中国最大の痛点なんですから、今まで通りのスタンスを維持しておけば今後いいカードになるかも知れないのに。

 頼まれもしないのに
「首相在任中は靖国神社に参拝しません」と言ったのと同じですね。

 台湾問題については、日本も中国も「日中共同声明にある通り」で何の不足もないでしょう。日中双方がひとつの約定をそれぞれの解釈で根拠にしておけばOK。中国側は「台湾は中国の一部」と主張しているのに対し、日本はそれを承知してはいるものの、「一つの中国」と違って正式に承認してはいないのですから。

 ――――

 日本は台湾を「中国の一部」と正式に認めていないので、「台湾独立を支持しない」でいいのです。「中国の一部」でない以上、「中国からの台湾独立」という事態は起こり得ることのない虚構にすぎません。それでも中国が執拗なため「支持しない」としてはいますが、
「支持しない=反対もしない」という理屈が成立します。

 中国にとっては痛点であるために台湾問題のこの点には非常に神経質で、今年(2007年)4月に温家宝・首相が来日した際も、
「台湾独立に反対する」という文言を共同プレス発表に盛り込めと日本側にしつこく迫りました。これに対し安倍晋三・首相(当時)は、

「それなら共同プレス発表は出さなくてもいい」

 と、ピシャリ。結局は中国側が折れて、

「台湾について、日本の立場は日中共同声明にあるとおりであり、台湾の独立を支持しない」

 という、小泉政権時代にも用いられている使い古された文言そのままで決着したのです。

 温家宝はよほど悔しかったのでしょう。その後行われた日本の国会での演説、その予定稿では日本に言及する部分が台湾問題の分量よりも少なかったうえ、本番ではその少ししかない日本に関する部分の半分を読み落としました。あれは絶対に故意。

 ●【温家宝来日】戦略的互恵関係って何それ?(2007/04/12)
 ●【温家宝来日】言いたい放題やりたい放題!それでも日本は拍手喝采。orz(2007/04/13)
 ●【温家宝離日】まず塩をまく。それからちょっとだけ考える。(2007/04/14)

 ――――

 この
「台湾について、日本の立場は日中共同声明にあるとおりであり、台湾の独立を支持しない」という言い回しは上述した通り「支持しない=反対もしない」ですし、日本側の解釈では中国の一部ではないのですから「台湾独立」というのは全くの絵空事となります。

 ところが、
「台湾の国連加盟」「台湾が国連加盟の是非を問う住民投票を行う」というのは「中国からの台湾独立」とはまるで性質が違います。

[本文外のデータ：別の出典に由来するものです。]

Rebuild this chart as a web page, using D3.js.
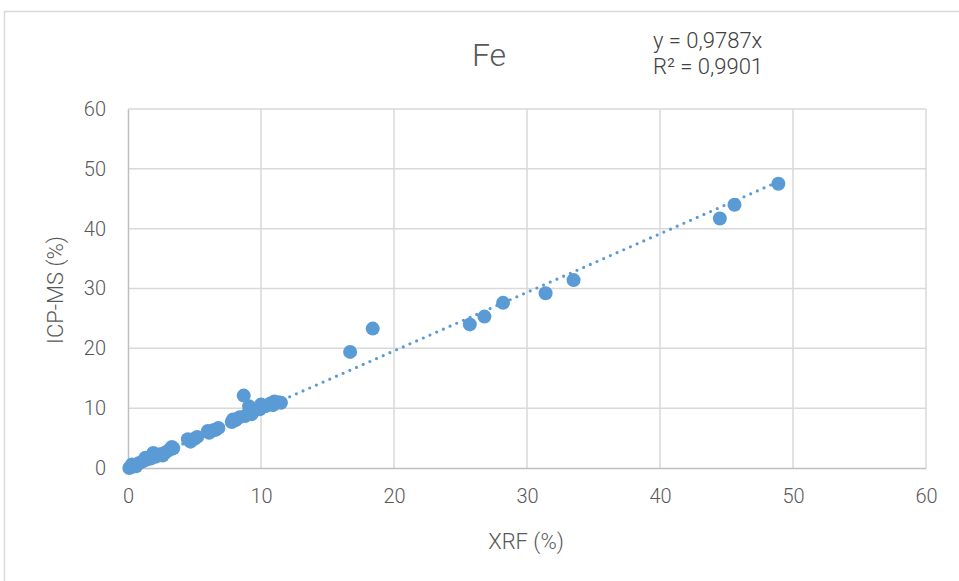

日本とは国交のない台湾という地域での具体的なアクションであり、絵空事ではありません。なぜそれについて支持するしないを言明しなければいけないのでしょう?

 今回の福田康夫・首相の訪中に際しても、中国側はこの点で執拗に「台湾独立に反対」とするよう日本側に強く求めたことでしょう。安倍前首相や麻生太郎・元外相と違って外交戦略に独自の明確なビジョンを用意していない福田首相は、安倍前首相ほどこの点に強いこだわりを持っていなかったのかも知れません。

 惜しい、というよりこれは失策。戦略不在は媚中派よりも始末が悪いものです。

 ただし、福田首相もそれなりに粘った形跡はあります。

「一方的な現状変更につながっていくなら支持できない」

 と、「支持できない」の前が仮定形であり、「一方的な現状変更につながるなら」と条件付きだからです。

 そして、福田首相が妥結したこの結果について、中国側は納得できず、不満の残る内容だったようです。国営通信社・新華社の報道をみてみましょう。